The following written comments were submitted to the Dockets Management Staff (HFA-305) Food and Drug Administration by IFFGD President, Ceciel T. Rooker, in response to Docket No. FDA-2019-D-4247 on December 30, 2019.
Thank you for your leadership at the Center for Drug Evaluation and Research in the Food and Drug Administration (FDA). The International Foundation for Gastrointestinal Disorders (IFFGD) is grateful for the opportunity to comment on the FDA’s Draft Guidance for industry Food and Drug Administration staff, and other stakeholders entitled “Patient-Focused Drug Development: Methods to Identify What Is Important to Patients” (Docket No. FDA-2019-D-4247).
IFFGD is a registered nonprofit education and research organization dedicated to informing, assisting, and supporting people affected by gastrointestinal (GI) disorders. IFFGD works with patients, families, physicians, nurses, practitioners, investigators, regulators, employers, and others to broaden understanding about GI disorders, support and encourage research, and improve digestive health in adults and children.
Functional GI and motility disorders are the most common GI disorders in the general population. These disorders are classified by symptoms related to any combination of the following: motility disturbance, visceral hypersensitivity, altered mucosal and immune function, altered gut microbiota, and altered central nervous system (CNS) processing. Some examples of functional GI disorders are: dyspepsia, gastroparesis, irritable bowel syndrome (IBS), gastroesophageal reflux disease (GERD), bowel incontinence, and cyclic vomiting syndrome.
We would like to commend the Federal Drug Administration and Department of Health and Human Services on their dedication to ensure that drug development includes what is important for patients and for encouraging that the patient voice is heard. This draft guidance is a thorough guideline, providing industry and other stakeholders with varying, manageable options to include patient needs and opinions.
Comments on VI. Specific Populations (Rare Diseases) and Culturally Diverse Populations
We agree that remote assessment can be useful in geographically diverse patient populations, as this is a common burden locating patients affected by rare diseases. Although, remote assessment should also be considered for many rare diseases, including those affecting the GI tract. Many chronic GI and motility disorders accompanied by varying degrees of symptoms, causing some patients to be very limited or unable to travel. This should also include considerations for those with limited mobility and disabilities.
This aspect of the disease burden should be considered for all disease states. Line 234 “Do not assume you know what the participant is thinking or feeling,” is an important statement that should be considered at all points throughout the planning process. There is no way to know the degree of a disease burden or what an important outcome is, unless this is discussed with patients themselves.

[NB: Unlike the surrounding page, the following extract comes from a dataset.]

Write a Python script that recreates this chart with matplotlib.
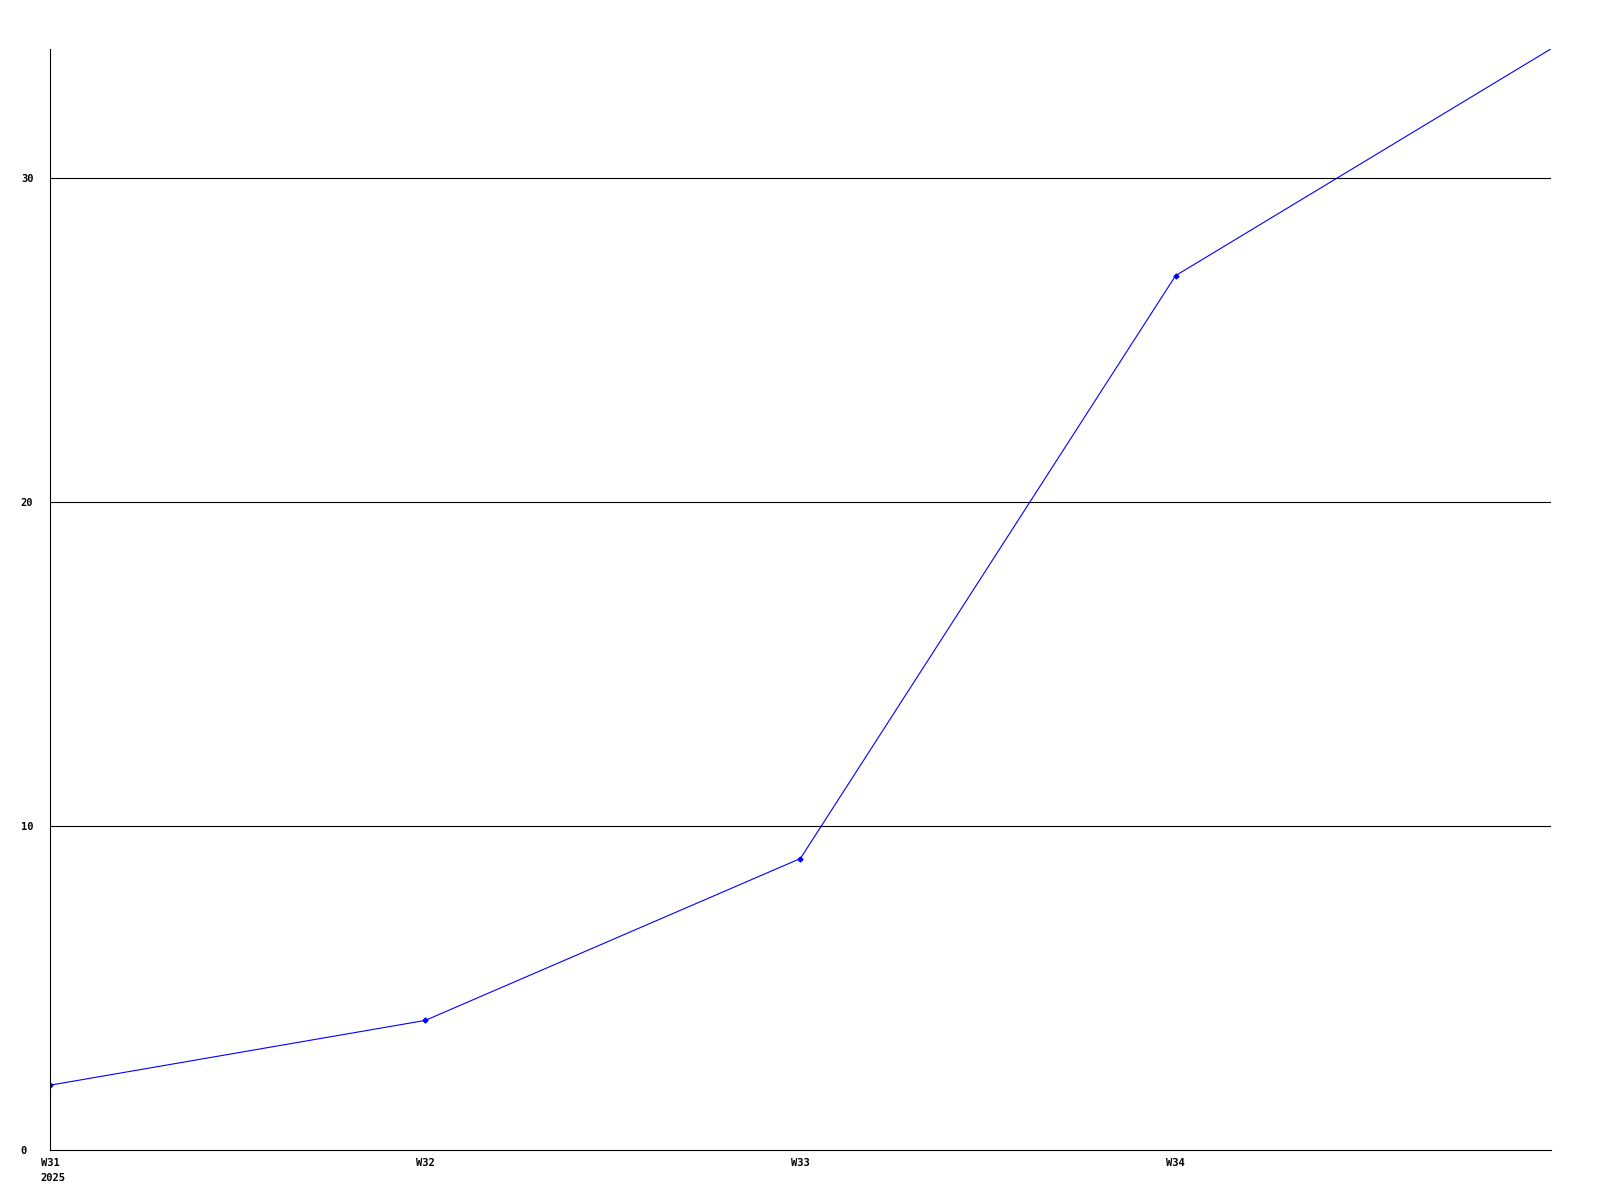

IFFGD works on behalf of the gastrointestinal and motility disorder community and fosters strong relationships with patients and caregivers. Many of which share an active interest to share their experiences, insight, and time to benefit other patients and families. IFFGD appreciates the FDA’s work to revise the agency’s current thinking on ways to include what is important to patients through engagement in patient-focused drug development. Thank you for this opportunity to comment on this guidance for methods to identify what is important to patients.
We hope you will consider the Foundation a resource as you work to finalize this rulemaking.